* Exercise prompt:
Write out each line exactly as given. Leave the pictures out of your copy.

┌────────

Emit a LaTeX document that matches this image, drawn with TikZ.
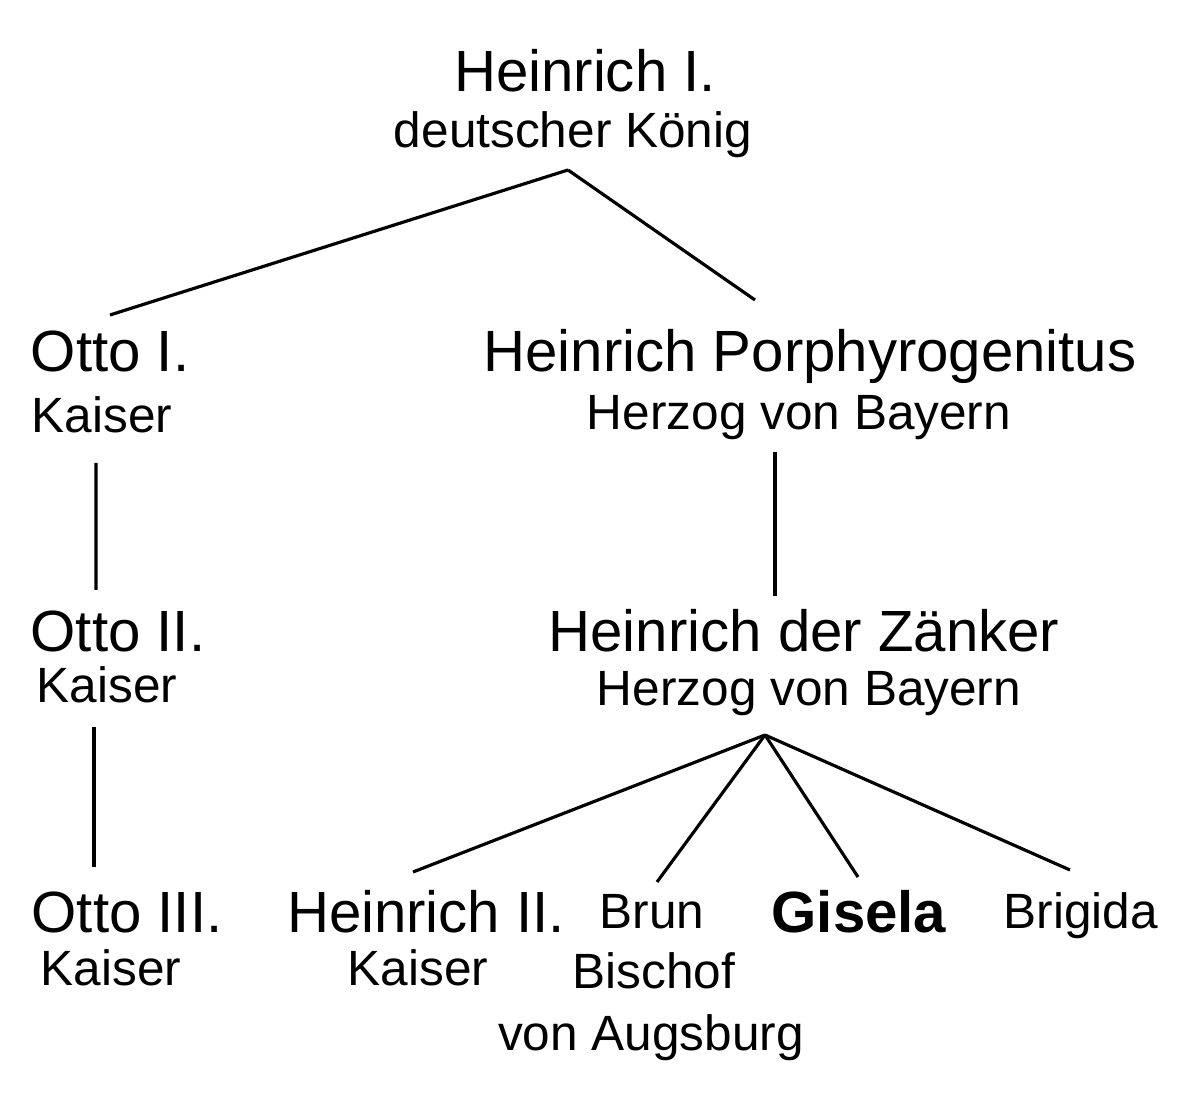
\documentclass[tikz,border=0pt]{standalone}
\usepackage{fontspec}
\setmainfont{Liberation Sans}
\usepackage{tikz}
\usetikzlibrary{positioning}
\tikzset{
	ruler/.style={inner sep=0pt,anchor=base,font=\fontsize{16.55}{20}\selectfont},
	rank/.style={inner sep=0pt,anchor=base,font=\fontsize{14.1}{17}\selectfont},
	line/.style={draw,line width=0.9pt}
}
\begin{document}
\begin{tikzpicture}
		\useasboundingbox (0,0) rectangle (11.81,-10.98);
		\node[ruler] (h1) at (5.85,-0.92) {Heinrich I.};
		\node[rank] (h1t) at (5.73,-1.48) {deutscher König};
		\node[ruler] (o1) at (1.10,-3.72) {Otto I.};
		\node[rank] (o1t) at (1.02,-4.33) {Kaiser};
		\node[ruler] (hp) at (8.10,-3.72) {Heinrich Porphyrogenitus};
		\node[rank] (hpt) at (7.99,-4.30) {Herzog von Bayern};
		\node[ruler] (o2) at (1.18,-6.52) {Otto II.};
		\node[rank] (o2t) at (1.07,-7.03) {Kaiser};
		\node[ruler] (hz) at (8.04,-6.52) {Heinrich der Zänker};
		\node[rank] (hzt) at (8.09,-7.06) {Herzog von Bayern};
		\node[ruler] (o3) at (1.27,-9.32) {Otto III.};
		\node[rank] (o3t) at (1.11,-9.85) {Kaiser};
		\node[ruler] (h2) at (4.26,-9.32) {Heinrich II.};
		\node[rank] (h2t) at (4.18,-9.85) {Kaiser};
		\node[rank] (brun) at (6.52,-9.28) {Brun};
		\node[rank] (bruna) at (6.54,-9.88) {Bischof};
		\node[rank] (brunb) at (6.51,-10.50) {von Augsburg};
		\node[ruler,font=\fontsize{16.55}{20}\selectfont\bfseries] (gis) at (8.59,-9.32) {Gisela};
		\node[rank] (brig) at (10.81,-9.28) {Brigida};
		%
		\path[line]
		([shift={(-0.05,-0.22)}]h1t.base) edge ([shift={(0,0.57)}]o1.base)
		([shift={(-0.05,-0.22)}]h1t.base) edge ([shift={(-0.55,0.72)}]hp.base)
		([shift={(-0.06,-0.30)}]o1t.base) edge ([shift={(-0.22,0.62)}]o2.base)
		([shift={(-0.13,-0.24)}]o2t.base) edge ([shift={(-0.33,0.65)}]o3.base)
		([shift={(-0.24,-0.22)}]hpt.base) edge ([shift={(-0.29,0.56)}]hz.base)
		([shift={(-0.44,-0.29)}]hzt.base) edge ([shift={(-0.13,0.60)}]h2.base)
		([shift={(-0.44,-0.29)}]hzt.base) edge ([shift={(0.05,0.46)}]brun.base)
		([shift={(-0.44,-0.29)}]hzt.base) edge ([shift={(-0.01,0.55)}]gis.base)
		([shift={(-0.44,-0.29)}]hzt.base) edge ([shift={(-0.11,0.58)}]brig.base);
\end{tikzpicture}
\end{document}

└────────

* Output below:
Emit a LaTeX document that matches this image, drawn with TikZ.
\documentclass[tikz,border=0pt]{standalone}
\usepackage{fontspec}
\setmainfont{Liberation Sans}
\usepackage{tikz}
\usetikzlibrary{positioning}
\tikzset{
	ruler/.style={inner sep=0pt,anchor=base,font=\fontsize{16.55}{20}\selectfont},
	rank/.style={inner sep=0pt,anchor=base,font=\fontsize{14.1}{17}\selectfont},
	line/.style={draw,line width=0.9pt}
}
\begin{document}
\begin{tikzpicture}
		\useasboundingbox (0,0) rectangle (11.81,-10.98);
		\node[ruler] (h1) at (5.85,-0.92) {Heinrich I.};
		\node[rank] (h1t) at (5.73,-1.48) {deutscher König};
		\node[ruler] (o1) at (1.10,-3.72) {Otto I.};
		\node[rank] (o1t) at (1.02,-4.33) {Kaiser};
		\node[ruler] (hp) at (8.10,-3.72) {Heinrich Porphyrogenitus};
		\node[rank] (hpt) at (7.99,-4.30) {Herzog von Bayern};
		\node[ruler] (o2) at (1.18,-6.52) {Otto II.};
		\node[rank] (o2t) at (1.07,-7.03) {Kaiser};
		\node[ruler] (hz) at (8.04,-6.52) {Heinrich der Zänker};
		\node[rank] (hzt) at (8.09,-7.06) {Herzog von Bayern};
		\node[ruler] (o3) at (1.27,-9.32) {Otto III.};
		\node[rank] (o3t) at (1.11,-9.85) {Kaiser};
		\node[ruler] (h2) at (4.26,-9.32) {Heinrich II.};
		\node[rank] (h2t) at (4.18,-9.85) {Kaiser};
		\node[rank] (brun) at (6.52,-9.28) {Brun};
		\node[rank] (bruna) at (6.54,-9.88) {Bischof};
		\node[rank] (brunb) at (6.51,-10.50) {von Augsburg};
		\node[ruler,font=\fontsize{16.55}{20}\selectfont\bfseries] (gis) at (8.59,-9.32) {Gisela};
		\node[rank] (brig) at (10.81,-9.28) {Brigida};
		%
		\path[line]
		([shift={(-0.05,-0.22)}]h1t.base) edge ([shift={(0,0.57)}]o1.base)
		([shift={(-0.05,-0.22)}]h1t.base) edge ([shift={(-0.55,0.72)}]hp.base)
		([shift={(-0.06,-0.30)}]o1t.base) edge ([shift={(-0.22,0.62)}]o2.base)
		([shift={(-0.13,-0.24)}]o2t.base) edge ([shift={(-0.33,0.65)}]o3.base)
		([shift={(-0.24,-0.22)}]hpt.base) edge ([shift={(-0.29,0.56)}]hz.base)
		([shift={(-0.44,-0.29)}]hzt.base) edge ([shift={(-0.13,0.60)}]h2.base)
		([shift={(-0.44,-0.29)}]hzt.base) edge ([shift={(0.05,0.46)}]brun.base)
		([shift={(-0.44,-0.29)}]hzt.base) edge ([shift={(-0.01,0.55)}]gis.base)
		([shift={(-0.44,-0.29)}]hzt.base) edge ([shift={(-0.11,0.58)}]brig.base);
\end{tikzpicture}
\end{document}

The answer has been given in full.